Estudei, me formei e, um dia, fui cuidar da lojinha de minha família. Eu me envolvi ainda jovem com o Conselho Fiscal e, depois, eleito conselheiro de administração, buscamos, sempre junto com meus pares, o melhor para o mercado, de forma democrática, ajudando os diretores executivos.
Hoje, respeitosamente, eu os represento. Todos os que me antecederam contribuíram para essa história, fizeram os feirantes serem honrados pelo seu trabalho e construção de um mercado que, hoje, é referência em gestão de mercados para todo o País. Fomos eleitos o 3º melhor do mundo, o 1º do País. Recebemos, mensalmente, mais de 1 milhão e 300 mil pessoas. São quinze milhões por ano. Se comparados a aeroportos do Brasil, só perdemos em público para o aeroporto de Guarulhos e Congonhas. Se arenas de futebol, em Minas – somos Atlético e Cruzeiro –, se juntarmos o público da Arena MRV e do Mineirão, durante todo o ano passado, somos sete vezes maior.
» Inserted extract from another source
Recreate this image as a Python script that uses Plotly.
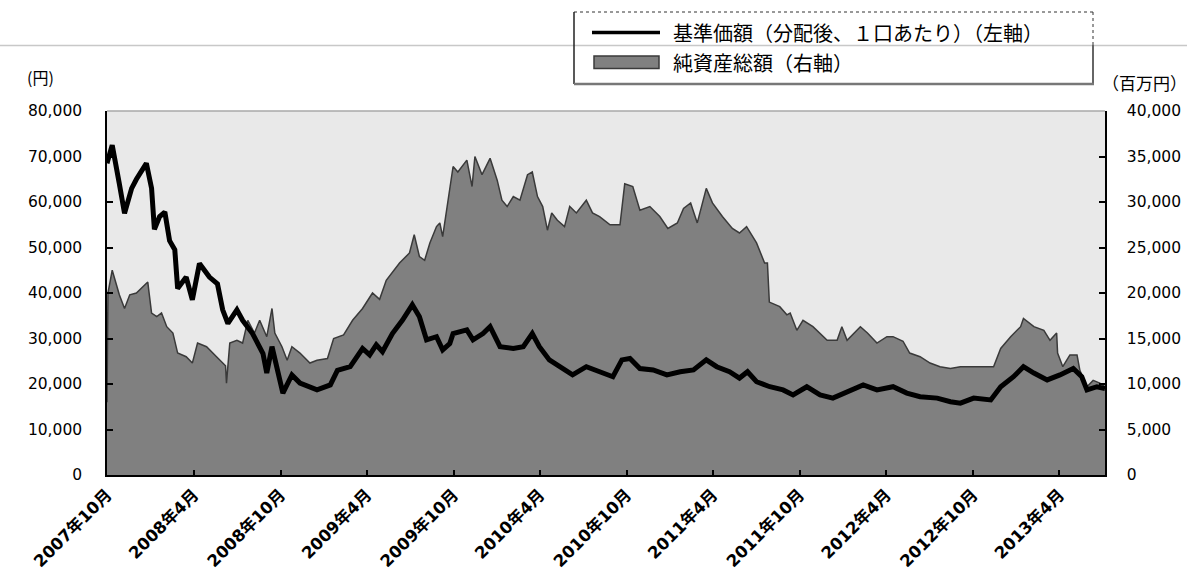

Quero encerrar agradecendo esse ato solene que reconhece a resiliência, amor à história, a importância do Mercado Central para a cidade, para o Estado e para o País.
Eu quero terminar citando, João Guimarães Rosa: “Minas são muitas”. E eu, atrevido, mineiro do Mercado Central, humildemente, quero acrescentar: e todas se encontram no Mercado Central. Muito obrigado a todos.